◆ INFORMATION SUPPLIED
-- Start --

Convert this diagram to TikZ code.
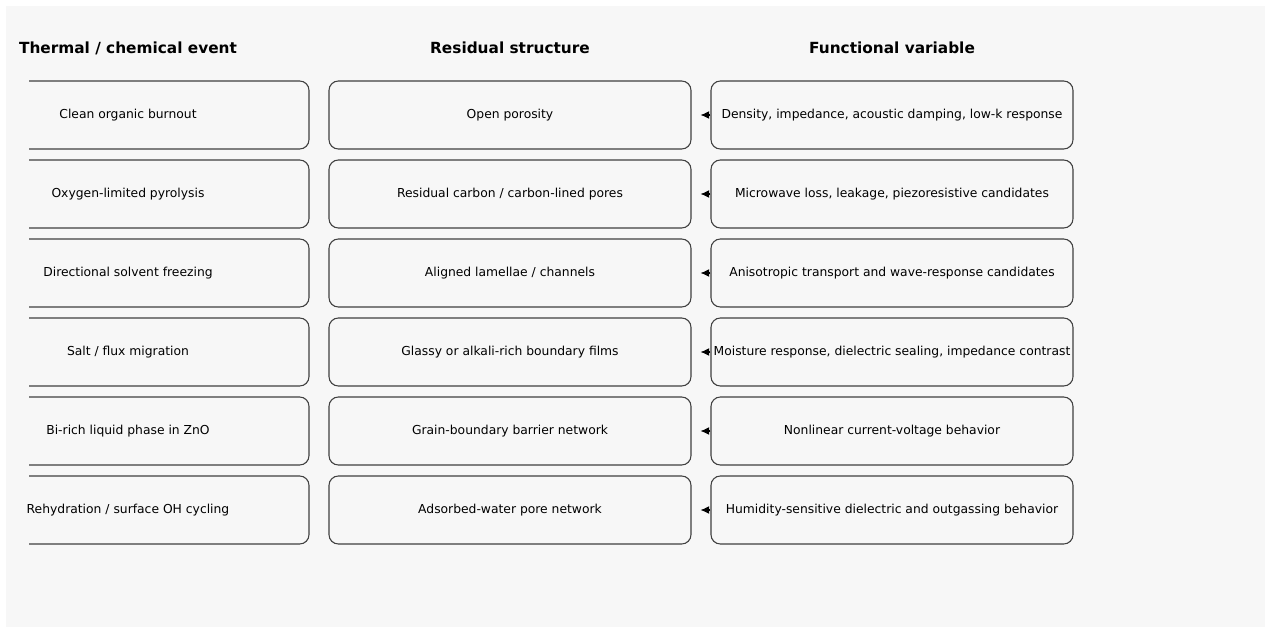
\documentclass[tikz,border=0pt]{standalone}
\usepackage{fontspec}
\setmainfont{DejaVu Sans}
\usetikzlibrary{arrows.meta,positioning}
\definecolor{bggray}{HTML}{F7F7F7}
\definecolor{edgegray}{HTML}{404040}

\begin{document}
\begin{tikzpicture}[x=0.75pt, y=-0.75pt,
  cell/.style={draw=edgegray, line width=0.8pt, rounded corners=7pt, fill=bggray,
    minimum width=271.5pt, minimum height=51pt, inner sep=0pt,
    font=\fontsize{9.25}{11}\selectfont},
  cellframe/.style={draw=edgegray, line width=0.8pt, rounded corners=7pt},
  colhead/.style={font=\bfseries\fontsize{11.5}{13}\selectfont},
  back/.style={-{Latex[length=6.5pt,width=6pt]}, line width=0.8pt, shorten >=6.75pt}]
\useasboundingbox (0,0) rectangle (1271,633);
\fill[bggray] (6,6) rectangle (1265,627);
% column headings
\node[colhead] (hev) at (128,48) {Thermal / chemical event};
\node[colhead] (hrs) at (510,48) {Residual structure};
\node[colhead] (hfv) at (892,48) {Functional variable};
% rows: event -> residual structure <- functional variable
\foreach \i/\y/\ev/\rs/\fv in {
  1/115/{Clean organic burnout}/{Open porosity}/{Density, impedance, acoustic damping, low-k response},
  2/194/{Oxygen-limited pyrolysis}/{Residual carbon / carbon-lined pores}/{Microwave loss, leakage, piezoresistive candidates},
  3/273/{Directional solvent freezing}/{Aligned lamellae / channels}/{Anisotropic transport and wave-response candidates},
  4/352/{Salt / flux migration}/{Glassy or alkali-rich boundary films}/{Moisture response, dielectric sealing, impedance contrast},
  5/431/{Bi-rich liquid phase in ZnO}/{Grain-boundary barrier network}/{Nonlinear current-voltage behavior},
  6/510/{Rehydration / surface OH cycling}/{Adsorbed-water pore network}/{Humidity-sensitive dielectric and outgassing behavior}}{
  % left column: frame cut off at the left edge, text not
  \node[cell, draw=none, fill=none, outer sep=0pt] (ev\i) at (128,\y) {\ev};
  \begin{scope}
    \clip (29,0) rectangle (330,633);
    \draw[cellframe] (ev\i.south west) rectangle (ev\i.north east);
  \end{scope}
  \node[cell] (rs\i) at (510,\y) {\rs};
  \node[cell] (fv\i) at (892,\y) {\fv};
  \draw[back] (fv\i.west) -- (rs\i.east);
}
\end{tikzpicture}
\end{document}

-- End --

Return the full material word for word. Do not include the pictures.

Convert this diagram to TikZ code.
\documentclass[tikz,border=0pt]{standalone}
\usepackage{fontspec}
\setmainfont{DejaVu Sans}
\usetikzlibrary{arrows.meta,positioning}
\definecolor{bggray}{HTML}{F7F7F7}
\definecolor{edgegray}{HTML}{404040}

\begin{document}
\begin{tikzpicture}[x=0.75pt, y=-0.75pt,
  cell/.style={draw=edgegray, line width=0.8pt, rounded corners=7pt, fill=bggray,
    minimum width=271.5pt, minimum height=51pt, inner sep=0pt,
    font=\fontsize{9.25}{11}\selectfont},
  cellframe/.style={draw=edgegray, line width=0.8pt, rounded corners=7pt},
  colhead/.style={font=\bfseries\fontsize{11.5}{13}\selectfont},
  back/.style={-{Latex[length=6.5pt,width=6pt]}, line width=0.8pt, shorten >=6.75pt}]
\useasboundingbox (0,0) rectangle (1271,633);
\fill[bggray] (6,6) rectangle (1265,627);
% column headings
\node[colhead] (hev) at (128,48) {Thermal / chemical event};
\node[colhead] (hrs) at (510,48) {Residual structure};
\node[colhead] (hfv) at (892,48) {Functional variable};
% rows: event -> residual structure <- functional variable
\foreach \i/\y/\ev/\rs/\fv in {
  1/115/{Clean organic burnout}/{Open porosity}/{Density, impedance, acoustic damping, low-k response},
  2/194/{Oxygen-limited pyrolysis}/{Residual carbon / carbon-lined pores}/{Microwave loss, leakage, piezoresistive candidates},
  3/273/{Directional solvent freezing}/{Aligned lamellae / channels}/{Anisotropic transport and wave-response candidates},
  4/352/{Salt / flux migration}/{Glassy or alkali-rich boundary films}/{Moisture response, dielectric sealing, impedance contrast},
  5/431/{Bi-rich liquid phase in ZnO}/{Grain-boundary barrier network}/{Nonlinear current-voltage behavior},
  6/510/{Rehydration / surface OH cycling}/{Adsorbed-water pore network}/{Humidity-sensitive dielectric and outgassing behavior}}{
  % left column: frame cut off at the left edge, text not
  \node[cell, draw=none, fill=none, outer sep=0pt] (ev\i) at (128,\y) {\ev};
  \begin{scope}
    \clip (29,0) rectangle (330,633);
    \draw[cellframe] (ev\i.south west) rectangle (ev\i.north east);
  \end{scope}
  \node[cell] (rs\i) at (510,\y) {\rs};
  \node[cell] (fv\i) at (892,\y) {\fv};
  \draw[back] (fv\i.west) -- (rs\i.east);
}
\end{tikzpicture}
\end{document}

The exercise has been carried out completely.